The Gamin finds refuge of a sort when Evil One drags her into a jazz club underworld of the sort Jack Kerouac and Hubert Selby Jnr immortalized in print. The Gamin dances to Shorty Rogers and his Giants (later to provide the soundtrack for, among many others, The Looney Looney Looney Bugs Bunny Movie [1981]) and appears happy, but her father/the Enforcer has closed in. The crowd turn on the Gamin, laughing and pointing as the reanimated Rich Man appears at the window, laughing and pointing…

Awaking from her nightmare, the Gamin gets up from her hotel bed, and notices the chain of her pendant hanging from a chest of drawers. She opens the drawer…and her nightmare continues.

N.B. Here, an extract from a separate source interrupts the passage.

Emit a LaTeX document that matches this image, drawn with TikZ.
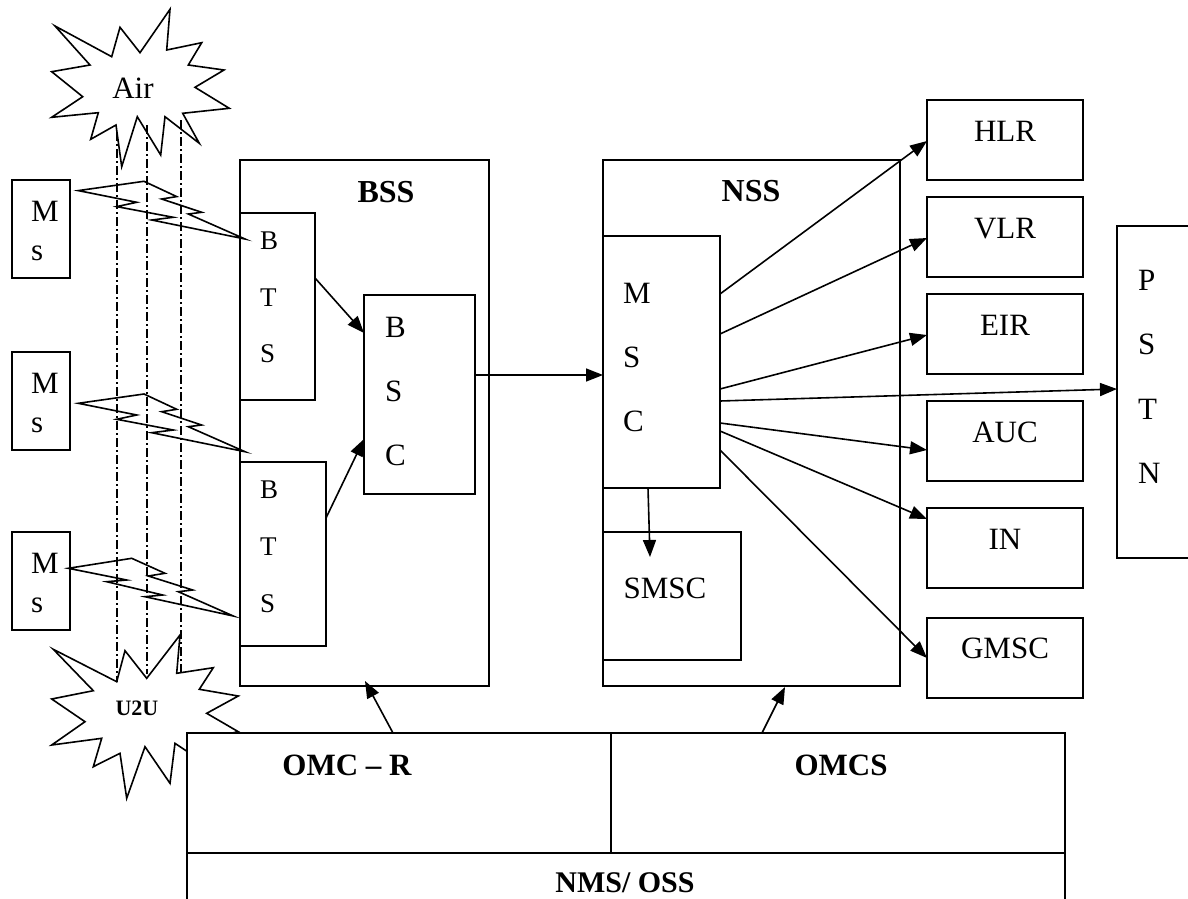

This synopsis doesn’t really come close to describing the experience of Daughter of Horror. Shot in an expressionistic fashion harking back to the silent era of film, and in particular The Cabinet of Dr Caligari (1919), it’s one of the few films, along with Caligari, to effectively put across psychosis as felt by its sufferer. Daughter of Horror was the brainchild of John Parker, about whom almost nothing is known, likewise Adrienne Barret, whose hypnotic performance lands somewhere between amateurish and accomplished; one rumor has it Barret was Parker’s secretary and Parker’s script is based on a dream Barret experienced.

The soundtrack is complimented by a theramin-like, wordless vocal from Marni Nixon (The King and I [1956], West Side Story [1961], My Fair Lady [1964]), and is a large part of the film’s twisted, imbalanced outlook on the world; allied with Parker’s at times startling direction (the shots of the expensive hotel’s lobby are worthy of Alain Renais) and William C Thompson’s cinematography (Thompson also worked on…Glen and Glenda), this makes for a compelling journey through not only the imbalanced mind of the Gamin, but of cinema itself. Daughter of Horror is Roman Polanski’s Repulsion (1965) remade as a crime film noir by Ed Wood, with a dose of Touch of Evil (1958) era Orson Welles (to whom Bruno VeSota bears a passing resemblance) and even this melange of references only begins to come close to the haunting, hurting atmosphere of this unique film.